--- begin Data ---

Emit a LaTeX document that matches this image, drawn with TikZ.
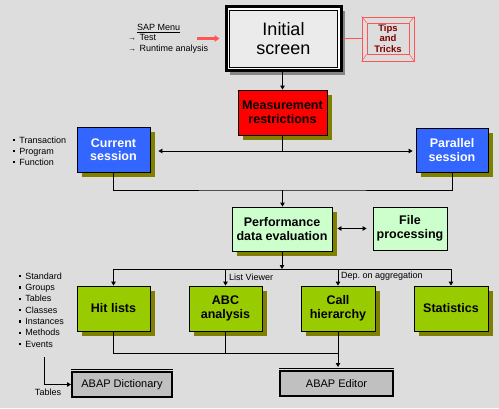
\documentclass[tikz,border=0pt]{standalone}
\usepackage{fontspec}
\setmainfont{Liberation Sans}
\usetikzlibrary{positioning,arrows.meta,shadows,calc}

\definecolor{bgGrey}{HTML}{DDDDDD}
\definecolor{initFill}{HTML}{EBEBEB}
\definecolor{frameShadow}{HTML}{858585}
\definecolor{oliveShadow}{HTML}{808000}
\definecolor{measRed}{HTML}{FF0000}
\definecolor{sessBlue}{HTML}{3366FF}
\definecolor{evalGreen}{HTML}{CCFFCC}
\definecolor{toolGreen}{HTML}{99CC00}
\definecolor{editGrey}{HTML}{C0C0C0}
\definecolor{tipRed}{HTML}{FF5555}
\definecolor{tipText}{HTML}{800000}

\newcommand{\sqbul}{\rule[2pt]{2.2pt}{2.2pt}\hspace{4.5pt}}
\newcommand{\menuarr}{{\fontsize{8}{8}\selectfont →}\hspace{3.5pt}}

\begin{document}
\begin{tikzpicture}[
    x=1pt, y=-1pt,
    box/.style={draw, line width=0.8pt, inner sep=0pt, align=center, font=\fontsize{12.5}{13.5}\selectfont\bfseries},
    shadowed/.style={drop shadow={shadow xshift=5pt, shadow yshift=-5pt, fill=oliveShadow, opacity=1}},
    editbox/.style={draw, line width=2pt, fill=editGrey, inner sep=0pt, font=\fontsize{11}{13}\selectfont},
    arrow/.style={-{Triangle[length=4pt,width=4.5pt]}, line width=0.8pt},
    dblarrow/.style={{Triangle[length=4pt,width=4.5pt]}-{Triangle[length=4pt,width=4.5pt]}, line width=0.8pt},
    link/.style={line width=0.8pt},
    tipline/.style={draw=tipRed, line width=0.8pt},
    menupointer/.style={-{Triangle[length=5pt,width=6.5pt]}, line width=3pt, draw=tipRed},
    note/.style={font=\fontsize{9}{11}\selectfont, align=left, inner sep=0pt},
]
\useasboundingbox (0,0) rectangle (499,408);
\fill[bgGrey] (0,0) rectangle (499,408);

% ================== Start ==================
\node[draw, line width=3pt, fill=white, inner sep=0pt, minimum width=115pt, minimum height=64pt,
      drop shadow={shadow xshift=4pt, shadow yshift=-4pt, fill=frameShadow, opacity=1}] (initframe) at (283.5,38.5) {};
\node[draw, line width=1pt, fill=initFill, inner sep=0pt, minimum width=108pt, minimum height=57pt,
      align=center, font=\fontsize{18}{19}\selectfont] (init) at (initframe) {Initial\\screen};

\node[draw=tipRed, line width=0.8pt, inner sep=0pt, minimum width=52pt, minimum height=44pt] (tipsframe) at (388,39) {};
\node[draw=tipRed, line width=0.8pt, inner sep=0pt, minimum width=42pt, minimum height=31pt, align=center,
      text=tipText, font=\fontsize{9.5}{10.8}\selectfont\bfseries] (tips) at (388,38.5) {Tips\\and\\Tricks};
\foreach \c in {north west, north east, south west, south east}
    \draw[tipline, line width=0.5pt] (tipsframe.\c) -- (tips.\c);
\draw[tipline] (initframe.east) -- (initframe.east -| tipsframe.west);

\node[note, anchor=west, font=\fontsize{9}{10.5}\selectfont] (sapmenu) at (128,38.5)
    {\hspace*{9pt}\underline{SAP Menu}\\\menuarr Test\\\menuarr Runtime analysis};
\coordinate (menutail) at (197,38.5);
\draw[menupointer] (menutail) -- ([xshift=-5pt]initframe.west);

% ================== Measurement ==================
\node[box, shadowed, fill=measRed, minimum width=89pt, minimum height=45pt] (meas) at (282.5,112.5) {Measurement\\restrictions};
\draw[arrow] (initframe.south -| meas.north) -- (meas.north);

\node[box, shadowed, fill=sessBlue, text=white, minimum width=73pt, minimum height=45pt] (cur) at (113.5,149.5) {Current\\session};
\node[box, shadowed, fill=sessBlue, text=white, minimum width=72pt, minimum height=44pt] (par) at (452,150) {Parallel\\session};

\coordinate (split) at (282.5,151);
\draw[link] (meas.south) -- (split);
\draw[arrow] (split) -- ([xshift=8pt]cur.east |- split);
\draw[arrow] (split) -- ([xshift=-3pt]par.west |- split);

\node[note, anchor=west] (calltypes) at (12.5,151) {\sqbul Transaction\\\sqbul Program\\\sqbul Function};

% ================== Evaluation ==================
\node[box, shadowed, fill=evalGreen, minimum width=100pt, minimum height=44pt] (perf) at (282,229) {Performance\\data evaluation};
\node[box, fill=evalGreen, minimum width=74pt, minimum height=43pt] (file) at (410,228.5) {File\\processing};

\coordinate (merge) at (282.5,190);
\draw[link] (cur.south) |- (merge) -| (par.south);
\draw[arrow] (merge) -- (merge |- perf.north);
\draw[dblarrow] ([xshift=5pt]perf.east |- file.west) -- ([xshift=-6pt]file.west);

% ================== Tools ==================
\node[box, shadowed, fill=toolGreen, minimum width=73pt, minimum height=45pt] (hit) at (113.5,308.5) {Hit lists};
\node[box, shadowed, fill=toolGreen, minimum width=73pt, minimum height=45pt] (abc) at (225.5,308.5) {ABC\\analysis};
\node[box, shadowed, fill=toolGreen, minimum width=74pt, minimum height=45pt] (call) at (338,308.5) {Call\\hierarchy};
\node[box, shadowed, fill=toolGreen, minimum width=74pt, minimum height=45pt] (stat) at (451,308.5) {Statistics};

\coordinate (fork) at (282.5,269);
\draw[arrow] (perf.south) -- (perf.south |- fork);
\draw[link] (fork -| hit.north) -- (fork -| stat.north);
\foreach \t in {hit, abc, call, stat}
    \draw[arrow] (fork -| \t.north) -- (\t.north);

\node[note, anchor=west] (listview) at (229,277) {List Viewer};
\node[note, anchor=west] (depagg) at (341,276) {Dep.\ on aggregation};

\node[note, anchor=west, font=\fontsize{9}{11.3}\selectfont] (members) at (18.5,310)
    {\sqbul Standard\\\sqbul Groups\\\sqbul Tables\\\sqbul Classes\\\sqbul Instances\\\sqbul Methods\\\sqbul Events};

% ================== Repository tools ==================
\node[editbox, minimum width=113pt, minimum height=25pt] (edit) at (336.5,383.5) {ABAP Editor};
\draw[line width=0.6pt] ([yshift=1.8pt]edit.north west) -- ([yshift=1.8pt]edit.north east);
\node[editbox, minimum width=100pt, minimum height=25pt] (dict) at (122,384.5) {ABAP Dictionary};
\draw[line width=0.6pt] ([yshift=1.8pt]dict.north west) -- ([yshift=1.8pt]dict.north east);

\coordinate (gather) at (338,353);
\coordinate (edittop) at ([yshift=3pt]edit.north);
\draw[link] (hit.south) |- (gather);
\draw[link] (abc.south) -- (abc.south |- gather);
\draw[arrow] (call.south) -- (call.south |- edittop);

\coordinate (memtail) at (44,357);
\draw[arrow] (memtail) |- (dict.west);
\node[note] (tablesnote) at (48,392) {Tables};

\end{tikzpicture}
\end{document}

--- end Data ---
--- begin Data ---

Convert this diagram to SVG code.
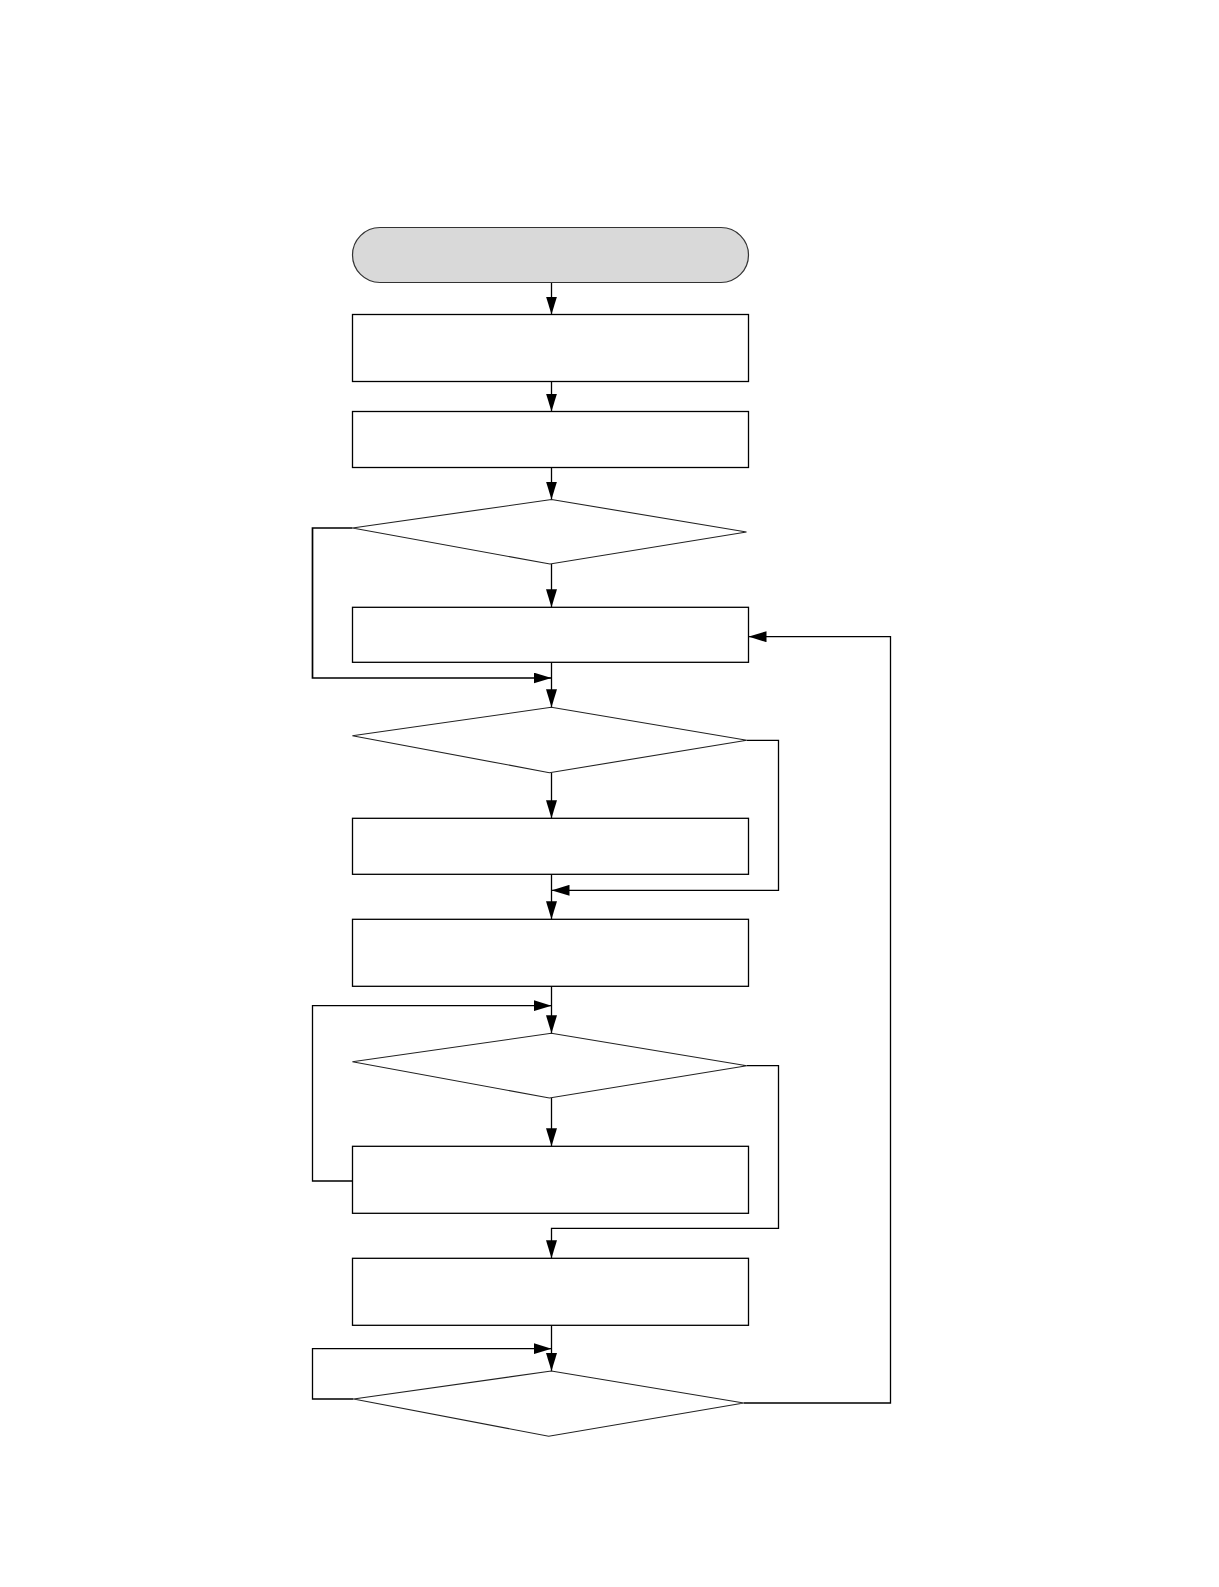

--- end Data ---
--- begin Data ---

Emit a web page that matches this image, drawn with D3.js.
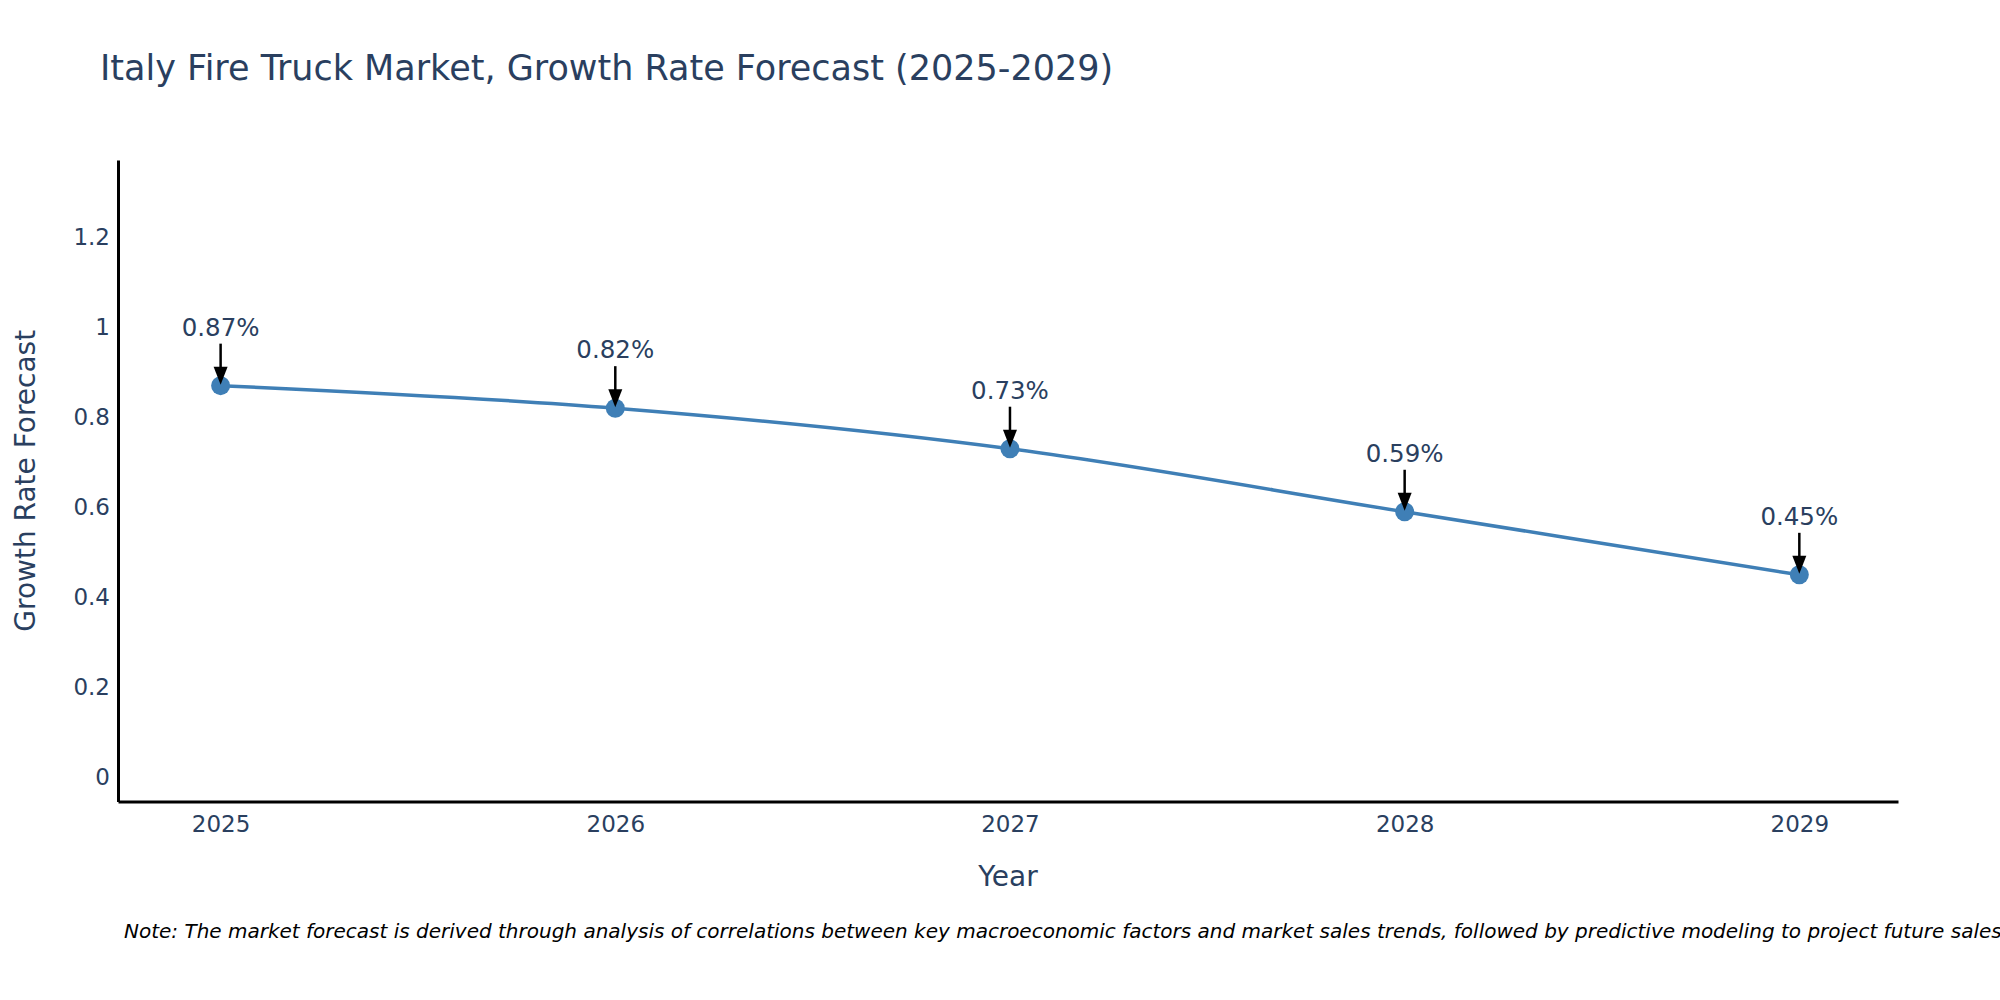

--- end Data ---

■ What you are asked to do
In the material above, show every line where the word "that" turns up.

■ Result of this task
Emit a LaTeX document that matches this image, drawn with TikZ.
Emit a web page that matches this image, drawn with D3.js.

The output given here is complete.